§ Exercise instructions: Retype, exactly as they stand, the lines from the start of the data to the line that contains "['COLA:0.5', 'TLOLA:0.5', 'HOLA4:0.5', 'CGD:0.5', 'SOS:0.5'];", both ends included. Leave the pictures out.

%%

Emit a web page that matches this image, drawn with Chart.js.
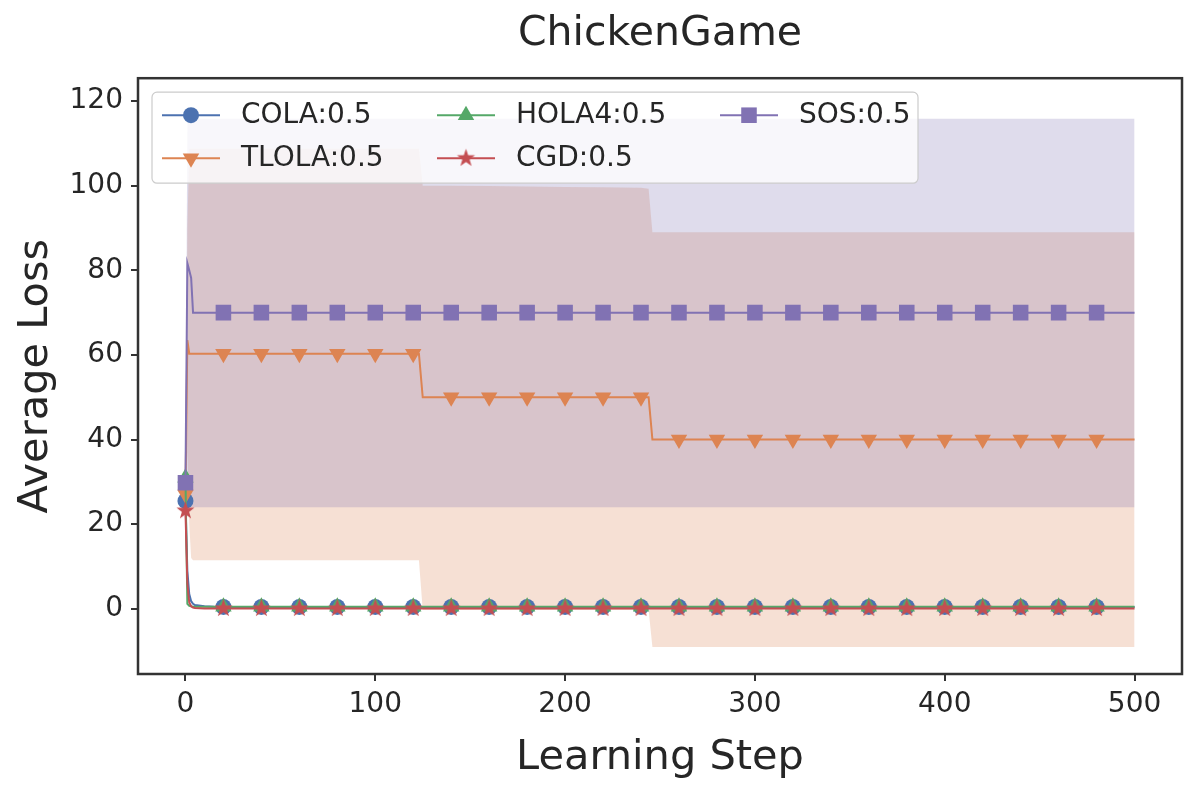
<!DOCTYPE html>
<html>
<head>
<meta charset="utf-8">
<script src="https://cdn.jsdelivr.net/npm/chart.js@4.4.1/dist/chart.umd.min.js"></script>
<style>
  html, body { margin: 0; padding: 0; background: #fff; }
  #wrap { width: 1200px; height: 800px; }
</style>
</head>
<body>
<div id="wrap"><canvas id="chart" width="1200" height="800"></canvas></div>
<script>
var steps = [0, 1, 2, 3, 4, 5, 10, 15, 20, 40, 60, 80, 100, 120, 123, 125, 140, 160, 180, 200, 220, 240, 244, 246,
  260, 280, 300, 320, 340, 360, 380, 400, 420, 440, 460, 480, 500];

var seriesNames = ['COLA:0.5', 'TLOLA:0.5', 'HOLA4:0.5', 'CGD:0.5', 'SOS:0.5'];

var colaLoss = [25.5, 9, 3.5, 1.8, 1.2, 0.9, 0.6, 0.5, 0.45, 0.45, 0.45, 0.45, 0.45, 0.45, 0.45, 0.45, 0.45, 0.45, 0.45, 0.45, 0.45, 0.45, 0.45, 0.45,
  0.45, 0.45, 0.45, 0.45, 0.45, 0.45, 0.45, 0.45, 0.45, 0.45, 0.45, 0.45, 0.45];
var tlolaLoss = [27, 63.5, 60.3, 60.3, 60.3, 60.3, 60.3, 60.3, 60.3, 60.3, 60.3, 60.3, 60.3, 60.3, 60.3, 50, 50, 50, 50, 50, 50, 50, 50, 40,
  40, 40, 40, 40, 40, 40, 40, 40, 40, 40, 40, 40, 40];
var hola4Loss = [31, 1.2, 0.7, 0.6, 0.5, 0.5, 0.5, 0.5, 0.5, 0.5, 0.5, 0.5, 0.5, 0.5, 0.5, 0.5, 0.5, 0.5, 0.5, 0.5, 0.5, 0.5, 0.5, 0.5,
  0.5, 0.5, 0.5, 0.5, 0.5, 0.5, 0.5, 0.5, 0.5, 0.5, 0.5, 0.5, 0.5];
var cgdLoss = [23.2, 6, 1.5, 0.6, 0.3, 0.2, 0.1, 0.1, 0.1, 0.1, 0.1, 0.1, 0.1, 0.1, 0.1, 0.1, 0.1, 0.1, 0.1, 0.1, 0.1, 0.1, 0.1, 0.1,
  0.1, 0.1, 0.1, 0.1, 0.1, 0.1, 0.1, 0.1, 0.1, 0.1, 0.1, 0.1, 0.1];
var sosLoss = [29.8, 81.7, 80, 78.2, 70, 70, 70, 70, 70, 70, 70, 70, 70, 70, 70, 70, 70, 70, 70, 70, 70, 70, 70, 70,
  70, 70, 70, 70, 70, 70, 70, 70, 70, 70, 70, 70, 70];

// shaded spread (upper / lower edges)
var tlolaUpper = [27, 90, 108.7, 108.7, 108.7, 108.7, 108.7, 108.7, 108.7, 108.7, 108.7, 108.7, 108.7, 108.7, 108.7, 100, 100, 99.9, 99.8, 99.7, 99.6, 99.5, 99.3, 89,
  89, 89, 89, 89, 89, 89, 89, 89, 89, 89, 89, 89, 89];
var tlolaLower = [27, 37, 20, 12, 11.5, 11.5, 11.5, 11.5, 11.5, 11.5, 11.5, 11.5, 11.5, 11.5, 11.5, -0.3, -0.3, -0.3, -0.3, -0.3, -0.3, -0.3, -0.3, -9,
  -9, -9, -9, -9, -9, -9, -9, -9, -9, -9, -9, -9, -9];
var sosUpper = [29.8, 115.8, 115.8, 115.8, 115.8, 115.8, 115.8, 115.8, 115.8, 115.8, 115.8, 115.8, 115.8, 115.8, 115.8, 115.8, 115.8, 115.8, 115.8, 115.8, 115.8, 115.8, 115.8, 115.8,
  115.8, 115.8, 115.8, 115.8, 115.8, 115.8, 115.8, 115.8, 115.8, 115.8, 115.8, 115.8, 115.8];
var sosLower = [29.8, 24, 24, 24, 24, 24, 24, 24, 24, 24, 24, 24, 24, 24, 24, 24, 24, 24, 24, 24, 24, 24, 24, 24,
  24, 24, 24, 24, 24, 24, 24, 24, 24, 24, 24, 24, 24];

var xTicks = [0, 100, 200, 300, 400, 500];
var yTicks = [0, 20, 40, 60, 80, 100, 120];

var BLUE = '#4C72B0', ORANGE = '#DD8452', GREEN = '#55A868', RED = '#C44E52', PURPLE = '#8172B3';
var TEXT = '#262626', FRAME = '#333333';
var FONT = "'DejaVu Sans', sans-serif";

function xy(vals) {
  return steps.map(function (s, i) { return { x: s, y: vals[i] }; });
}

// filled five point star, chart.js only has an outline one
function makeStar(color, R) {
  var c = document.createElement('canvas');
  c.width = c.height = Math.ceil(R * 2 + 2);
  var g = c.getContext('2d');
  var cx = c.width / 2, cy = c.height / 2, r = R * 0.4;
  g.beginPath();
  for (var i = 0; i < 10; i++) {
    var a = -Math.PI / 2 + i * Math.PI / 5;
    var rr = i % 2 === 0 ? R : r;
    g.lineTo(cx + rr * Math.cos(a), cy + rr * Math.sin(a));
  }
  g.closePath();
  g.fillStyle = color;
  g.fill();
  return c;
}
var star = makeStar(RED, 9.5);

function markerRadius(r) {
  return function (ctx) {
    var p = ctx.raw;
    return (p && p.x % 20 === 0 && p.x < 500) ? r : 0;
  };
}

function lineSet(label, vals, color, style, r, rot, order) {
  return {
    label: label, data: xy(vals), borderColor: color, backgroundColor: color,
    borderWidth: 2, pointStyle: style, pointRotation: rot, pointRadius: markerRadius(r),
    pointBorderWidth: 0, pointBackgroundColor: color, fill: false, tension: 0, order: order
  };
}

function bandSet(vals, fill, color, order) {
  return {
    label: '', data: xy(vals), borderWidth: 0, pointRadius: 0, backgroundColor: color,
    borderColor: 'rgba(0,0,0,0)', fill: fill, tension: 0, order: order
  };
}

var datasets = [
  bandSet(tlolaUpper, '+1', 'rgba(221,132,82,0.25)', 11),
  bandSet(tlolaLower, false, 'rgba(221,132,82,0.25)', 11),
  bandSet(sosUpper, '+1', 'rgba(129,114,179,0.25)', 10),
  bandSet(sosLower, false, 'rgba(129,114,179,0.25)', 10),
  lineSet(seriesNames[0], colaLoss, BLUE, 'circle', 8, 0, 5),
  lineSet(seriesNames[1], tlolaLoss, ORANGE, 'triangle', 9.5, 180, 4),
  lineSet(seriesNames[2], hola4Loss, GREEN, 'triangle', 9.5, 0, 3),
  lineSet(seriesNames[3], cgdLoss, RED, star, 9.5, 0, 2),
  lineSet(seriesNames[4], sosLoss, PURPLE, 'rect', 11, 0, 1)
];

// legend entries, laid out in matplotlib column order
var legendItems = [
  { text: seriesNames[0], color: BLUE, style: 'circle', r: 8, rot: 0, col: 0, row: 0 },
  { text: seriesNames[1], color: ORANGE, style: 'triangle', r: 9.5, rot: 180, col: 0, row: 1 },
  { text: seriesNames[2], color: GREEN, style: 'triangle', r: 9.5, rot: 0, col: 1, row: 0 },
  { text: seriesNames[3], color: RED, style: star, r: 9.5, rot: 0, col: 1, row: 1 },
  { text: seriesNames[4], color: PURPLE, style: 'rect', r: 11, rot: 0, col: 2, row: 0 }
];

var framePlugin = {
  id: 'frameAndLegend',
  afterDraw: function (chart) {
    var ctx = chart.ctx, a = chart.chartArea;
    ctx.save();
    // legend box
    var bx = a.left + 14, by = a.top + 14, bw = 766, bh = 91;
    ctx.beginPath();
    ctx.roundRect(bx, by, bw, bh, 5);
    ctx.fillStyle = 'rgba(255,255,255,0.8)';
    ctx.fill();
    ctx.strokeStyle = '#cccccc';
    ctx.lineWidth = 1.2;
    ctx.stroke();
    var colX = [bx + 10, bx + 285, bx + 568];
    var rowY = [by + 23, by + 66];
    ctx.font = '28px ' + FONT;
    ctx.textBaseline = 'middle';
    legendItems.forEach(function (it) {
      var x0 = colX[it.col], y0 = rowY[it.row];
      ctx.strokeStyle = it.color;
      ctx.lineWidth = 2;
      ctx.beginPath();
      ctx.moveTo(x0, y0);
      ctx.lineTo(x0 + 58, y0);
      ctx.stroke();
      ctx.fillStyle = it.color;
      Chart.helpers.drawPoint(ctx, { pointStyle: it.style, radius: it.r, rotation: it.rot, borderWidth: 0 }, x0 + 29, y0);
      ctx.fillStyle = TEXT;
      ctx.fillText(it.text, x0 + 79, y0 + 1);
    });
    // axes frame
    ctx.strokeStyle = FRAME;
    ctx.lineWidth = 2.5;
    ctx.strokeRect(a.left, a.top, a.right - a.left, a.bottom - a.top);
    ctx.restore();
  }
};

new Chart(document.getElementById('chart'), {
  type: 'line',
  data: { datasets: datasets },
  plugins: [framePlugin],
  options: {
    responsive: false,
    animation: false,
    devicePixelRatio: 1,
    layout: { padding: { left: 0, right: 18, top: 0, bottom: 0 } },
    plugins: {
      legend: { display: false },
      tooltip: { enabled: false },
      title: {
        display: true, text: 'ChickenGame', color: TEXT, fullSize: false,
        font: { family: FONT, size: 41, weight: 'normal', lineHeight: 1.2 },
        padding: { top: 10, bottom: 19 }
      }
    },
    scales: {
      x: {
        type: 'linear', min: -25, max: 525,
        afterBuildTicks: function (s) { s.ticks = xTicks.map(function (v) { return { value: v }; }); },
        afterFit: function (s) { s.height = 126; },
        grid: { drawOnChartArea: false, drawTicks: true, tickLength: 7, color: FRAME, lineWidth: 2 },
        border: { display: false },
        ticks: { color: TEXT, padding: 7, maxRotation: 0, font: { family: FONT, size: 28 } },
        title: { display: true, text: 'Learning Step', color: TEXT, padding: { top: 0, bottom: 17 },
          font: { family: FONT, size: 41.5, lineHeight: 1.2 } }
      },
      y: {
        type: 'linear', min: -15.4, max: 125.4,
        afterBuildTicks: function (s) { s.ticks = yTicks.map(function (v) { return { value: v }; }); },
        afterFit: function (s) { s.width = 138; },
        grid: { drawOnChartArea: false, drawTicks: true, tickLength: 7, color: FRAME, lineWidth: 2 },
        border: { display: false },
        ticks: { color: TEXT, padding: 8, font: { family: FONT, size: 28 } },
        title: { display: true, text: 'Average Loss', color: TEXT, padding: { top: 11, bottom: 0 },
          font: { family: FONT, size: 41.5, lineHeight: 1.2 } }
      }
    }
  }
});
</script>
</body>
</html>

%%

§ Solution to the problem:
Emit a web page that matches this image, drawn with Chart.js.
<!DOCTYPE html>
<html>
<head>
<meta charset="utf-8">
<script src="https://cdn.jsdelivr.net/npm/chart.js@4.4.1/dist/chart.umd.min.js"></script>
<style>
  html, body { margin: 0; padding: 0; background: #fff; }
  #wrap { width: 1200px; height: 800px; }
</style>
</head>
<body>
<div id="wrap"><canvas id="chart" width="1200" height="800"></canvas></div>
<script>
var steps = [0, 1, 2, 3, 4, 5, 10, 15, 20, 40, 60, 80, 100, 120, 123, 125, 140, 160, 180, 200, 220, 240, 244, 246,
  260, 280, 300, 320, 340, 360, 380, 400, 420, 440, 460, 480, 500];

var seriesNames = ['COLA:0.5', 'TLOLA:0.5', 'HOLA4:0.5', 'CGD:0.5', 'SOS:0.5'];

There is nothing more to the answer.